### Entries shown ###

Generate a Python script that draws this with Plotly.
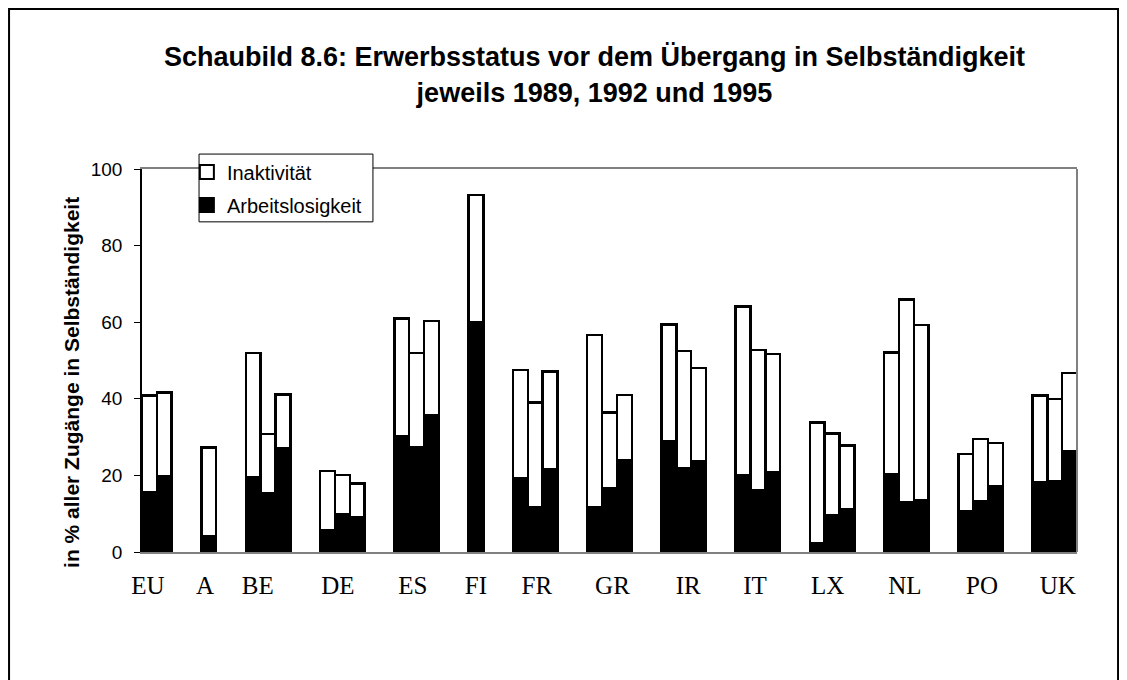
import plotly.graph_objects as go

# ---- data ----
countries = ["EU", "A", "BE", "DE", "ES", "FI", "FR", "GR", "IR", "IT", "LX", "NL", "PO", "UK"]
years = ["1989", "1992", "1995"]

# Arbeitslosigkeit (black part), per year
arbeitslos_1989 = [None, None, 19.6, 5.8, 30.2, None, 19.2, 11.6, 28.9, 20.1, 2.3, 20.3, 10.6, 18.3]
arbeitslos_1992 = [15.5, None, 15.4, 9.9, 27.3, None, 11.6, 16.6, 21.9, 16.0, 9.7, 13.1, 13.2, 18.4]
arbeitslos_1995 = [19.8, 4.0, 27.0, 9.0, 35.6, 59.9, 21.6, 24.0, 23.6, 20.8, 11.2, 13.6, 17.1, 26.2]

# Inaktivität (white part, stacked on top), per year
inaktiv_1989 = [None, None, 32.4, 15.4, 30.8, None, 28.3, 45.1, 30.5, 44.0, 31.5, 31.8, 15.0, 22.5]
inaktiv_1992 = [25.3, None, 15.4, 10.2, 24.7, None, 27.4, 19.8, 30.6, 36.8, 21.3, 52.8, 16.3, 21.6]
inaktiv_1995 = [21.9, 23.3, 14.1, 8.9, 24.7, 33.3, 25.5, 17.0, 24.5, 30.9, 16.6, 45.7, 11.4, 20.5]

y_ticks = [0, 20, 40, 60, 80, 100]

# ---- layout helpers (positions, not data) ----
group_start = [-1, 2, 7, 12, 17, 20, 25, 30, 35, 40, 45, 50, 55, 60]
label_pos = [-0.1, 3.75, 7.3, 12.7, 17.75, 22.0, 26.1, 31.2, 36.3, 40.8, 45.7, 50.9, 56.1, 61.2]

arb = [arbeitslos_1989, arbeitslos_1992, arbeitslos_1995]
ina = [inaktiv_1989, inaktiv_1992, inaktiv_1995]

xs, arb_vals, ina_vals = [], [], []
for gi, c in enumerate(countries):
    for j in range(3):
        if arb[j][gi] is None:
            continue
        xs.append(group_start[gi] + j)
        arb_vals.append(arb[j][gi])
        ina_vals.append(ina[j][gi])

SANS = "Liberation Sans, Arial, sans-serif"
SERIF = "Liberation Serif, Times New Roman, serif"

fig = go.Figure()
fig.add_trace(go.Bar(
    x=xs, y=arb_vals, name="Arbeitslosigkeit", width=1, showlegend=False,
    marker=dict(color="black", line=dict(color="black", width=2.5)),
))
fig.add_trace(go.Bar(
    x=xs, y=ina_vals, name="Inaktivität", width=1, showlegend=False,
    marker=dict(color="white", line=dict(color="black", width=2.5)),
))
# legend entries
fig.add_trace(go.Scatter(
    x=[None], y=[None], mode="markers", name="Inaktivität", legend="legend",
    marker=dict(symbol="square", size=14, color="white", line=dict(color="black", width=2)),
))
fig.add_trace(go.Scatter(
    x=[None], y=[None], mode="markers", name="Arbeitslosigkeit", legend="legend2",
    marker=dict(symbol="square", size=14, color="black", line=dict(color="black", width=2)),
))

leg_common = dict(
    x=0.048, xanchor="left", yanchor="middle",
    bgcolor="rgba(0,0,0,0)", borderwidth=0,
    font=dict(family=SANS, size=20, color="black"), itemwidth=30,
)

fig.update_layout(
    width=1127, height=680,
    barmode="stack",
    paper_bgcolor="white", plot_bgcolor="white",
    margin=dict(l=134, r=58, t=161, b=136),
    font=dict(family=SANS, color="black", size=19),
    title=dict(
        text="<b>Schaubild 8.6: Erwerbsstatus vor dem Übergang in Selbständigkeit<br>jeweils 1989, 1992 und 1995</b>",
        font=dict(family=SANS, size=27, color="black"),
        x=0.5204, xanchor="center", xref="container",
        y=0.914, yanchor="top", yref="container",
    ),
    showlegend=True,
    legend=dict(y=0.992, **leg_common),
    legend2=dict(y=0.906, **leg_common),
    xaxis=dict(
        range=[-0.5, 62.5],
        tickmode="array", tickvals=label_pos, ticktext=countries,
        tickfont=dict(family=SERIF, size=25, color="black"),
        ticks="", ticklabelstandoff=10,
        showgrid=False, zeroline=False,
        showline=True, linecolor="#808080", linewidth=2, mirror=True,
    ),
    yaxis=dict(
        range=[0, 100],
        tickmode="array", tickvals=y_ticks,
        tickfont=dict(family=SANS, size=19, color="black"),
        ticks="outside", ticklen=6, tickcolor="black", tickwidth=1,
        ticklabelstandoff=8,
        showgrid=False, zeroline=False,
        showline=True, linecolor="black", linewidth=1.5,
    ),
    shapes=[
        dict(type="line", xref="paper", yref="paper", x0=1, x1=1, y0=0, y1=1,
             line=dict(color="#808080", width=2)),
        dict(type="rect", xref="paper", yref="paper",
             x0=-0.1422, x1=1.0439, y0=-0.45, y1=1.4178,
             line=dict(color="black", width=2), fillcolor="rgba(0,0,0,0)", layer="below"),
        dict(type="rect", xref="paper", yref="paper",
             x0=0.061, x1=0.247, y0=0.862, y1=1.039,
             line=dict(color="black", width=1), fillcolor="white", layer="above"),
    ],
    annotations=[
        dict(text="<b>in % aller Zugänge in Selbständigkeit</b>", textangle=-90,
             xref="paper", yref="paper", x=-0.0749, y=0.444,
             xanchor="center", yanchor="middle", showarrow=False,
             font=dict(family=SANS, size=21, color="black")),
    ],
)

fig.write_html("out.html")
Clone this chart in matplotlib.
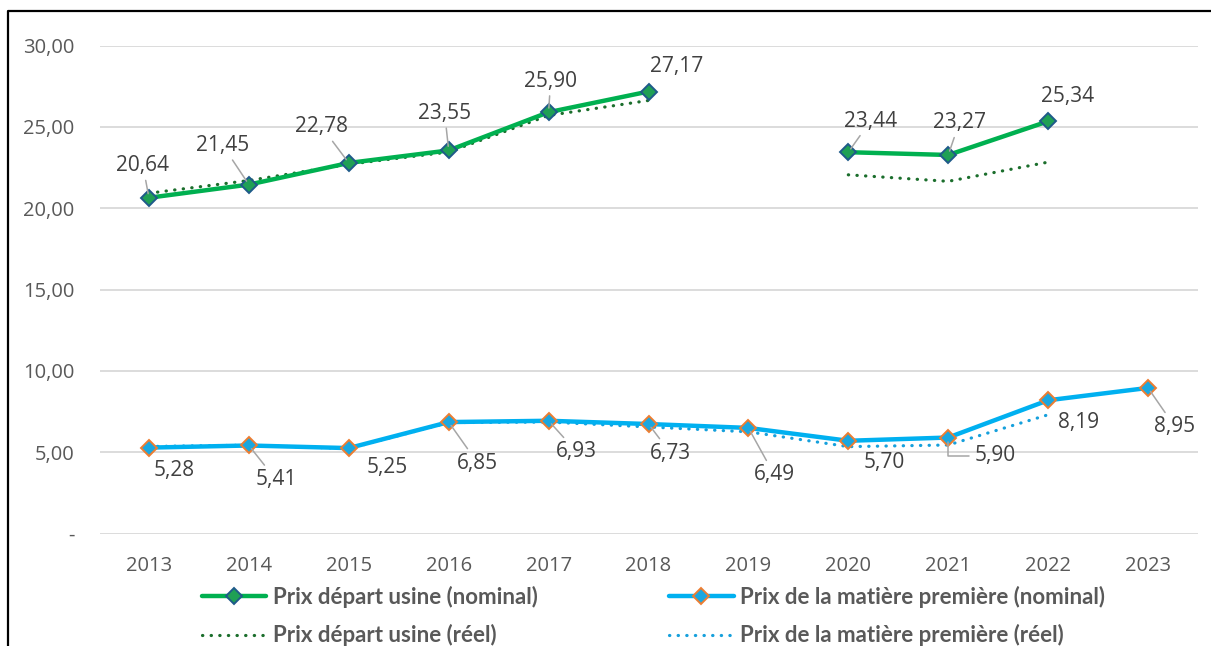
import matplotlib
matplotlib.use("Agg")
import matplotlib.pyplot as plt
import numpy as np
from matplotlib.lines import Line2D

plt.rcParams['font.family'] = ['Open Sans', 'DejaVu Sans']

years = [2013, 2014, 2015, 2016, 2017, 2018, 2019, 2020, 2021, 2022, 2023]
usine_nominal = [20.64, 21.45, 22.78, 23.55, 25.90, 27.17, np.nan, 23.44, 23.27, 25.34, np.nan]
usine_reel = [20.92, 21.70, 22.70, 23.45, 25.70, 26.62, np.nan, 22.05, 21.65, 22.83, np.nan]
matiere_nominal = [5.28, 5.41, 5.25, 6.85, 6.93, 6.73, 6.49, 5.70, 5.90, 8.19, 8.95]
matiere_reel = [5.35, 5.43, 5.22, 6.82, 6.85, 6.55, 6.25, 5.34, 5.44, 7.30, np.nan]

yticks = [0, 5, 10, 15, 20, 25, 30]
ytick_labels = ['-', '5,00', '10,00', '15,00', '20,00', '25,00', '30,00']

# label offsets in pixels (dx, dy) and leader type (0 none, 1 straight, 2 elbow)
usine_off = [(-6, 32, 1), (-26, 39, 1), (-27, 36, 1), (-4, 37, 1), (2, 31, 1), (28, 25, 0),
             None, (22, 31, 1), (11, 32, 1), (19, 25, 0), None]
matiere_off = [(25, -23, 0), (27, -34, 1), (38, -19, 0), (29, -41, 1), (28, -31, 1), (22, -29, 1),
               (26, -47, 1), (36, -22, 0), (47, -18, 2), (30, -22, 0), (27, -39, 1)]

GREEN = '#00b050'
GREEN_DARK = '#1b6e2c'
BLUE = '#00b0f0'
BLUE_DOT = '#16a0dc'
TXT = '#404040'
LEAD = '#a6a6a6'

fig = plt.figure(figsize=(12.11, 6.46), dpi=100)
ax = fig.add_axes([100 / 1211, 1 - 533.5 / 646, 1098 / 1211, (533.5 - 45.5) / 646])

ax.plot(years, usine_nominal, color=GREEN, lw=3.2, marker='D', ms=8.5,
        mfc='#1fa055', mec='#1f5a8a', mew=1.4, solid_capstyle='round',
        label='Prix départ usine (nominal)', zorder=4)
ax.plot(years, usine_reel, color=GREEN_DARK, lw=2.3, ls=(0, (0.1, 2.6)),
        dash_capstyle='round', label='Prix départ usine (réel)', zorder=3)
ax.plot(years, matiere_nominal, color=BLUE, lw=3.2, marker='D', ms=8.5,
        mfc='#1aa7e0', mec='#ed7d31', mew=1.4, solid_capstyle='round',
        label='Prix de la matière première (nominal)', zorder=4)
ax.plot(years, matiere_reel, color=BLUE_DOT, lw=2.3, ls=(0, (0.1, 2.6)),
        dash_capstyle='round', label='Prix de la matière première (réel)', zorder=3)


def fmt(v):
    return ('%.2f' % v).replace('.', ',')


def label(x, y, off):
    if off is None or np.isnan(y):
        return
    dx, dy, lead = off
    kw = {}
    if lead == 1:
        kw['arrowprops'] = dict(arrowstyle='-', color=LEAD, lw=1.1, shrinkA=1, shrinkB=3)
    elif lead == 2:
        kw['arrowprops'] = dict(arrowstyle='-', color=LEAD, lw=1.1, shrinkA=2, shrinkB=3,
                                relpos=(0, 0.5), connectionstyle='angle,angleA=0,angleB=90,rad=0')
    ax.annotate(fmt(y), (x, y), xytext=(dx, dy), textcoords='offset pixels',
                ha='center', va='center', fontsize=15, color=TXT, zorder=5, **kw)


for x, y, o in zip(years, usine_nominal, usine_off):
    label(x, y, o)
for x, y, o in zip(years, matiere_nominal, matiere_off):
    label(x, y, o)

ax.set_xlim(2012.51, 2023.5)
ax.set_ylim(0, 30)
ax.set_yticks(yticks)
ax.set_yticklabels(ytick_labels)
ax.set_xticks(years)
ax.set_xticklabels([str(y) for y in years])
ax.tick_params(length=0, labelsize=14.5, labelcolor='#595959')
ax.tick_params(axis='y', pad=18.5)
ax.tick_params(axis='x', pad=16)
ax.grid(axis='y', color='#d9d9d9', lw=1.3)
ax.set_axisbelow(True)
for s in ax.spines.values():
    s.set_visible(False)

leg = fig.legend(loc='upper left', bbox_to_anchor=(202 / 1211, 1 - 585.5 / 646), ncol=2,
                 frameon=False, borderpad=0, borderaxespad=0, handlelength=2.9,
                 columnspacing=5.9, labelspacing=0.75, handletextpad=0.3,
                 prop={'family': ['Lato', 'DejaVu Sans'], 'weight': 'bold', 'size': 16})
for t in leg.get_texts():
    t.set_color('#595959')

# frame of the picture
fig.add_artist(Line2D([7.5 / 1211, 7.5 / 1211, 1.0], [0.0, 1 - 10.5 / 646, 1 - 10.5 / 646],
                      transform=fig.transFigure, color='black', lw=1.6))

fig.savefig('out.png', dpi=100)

###

→ Problem description
Skip every picture. Repeat the lines from the one with "Clone this chart in matplotlib." through the one with "5.44, 7.30, np.nan]", both ends included.

→ Final result
Clone this chart in matplotlib.
import matplotlib
matplotlib.use("Agg")
import matplotlib.pyplot as plt
import numpy as np
from matplotlib.lines import Line2D

plt.rcParams['font.family'] = ['Open Sans', 'DejaVu Sans']

years = [2013, 2014, 2015, 2016, 2017, 2018, 2019, 2020, 2021, 2022, 2023]
usine_nominal = [20.64, 21.45, 22.78, 23.55, 25.90, 27.17, np.nan, 23.44, 23.27, 25.34, np.nan]
usine_reel = [20.92, 21.70, 22.70, 23.45, 25.70, 26.62, np.nan, 22.05, 21.65, 22.83, np.nan]
matiere_nominal = [5.28, 5.41, 5.25, 6.85, 6.93, 6.73, 6.49, 5.70, 5.90, 8.19, 8.95]
matiere_reel = [5.35, 5.43, 5.22, 6.82, 6.85, 6.55, 6.25, 5.34, 5.44, 7.30, np.nan]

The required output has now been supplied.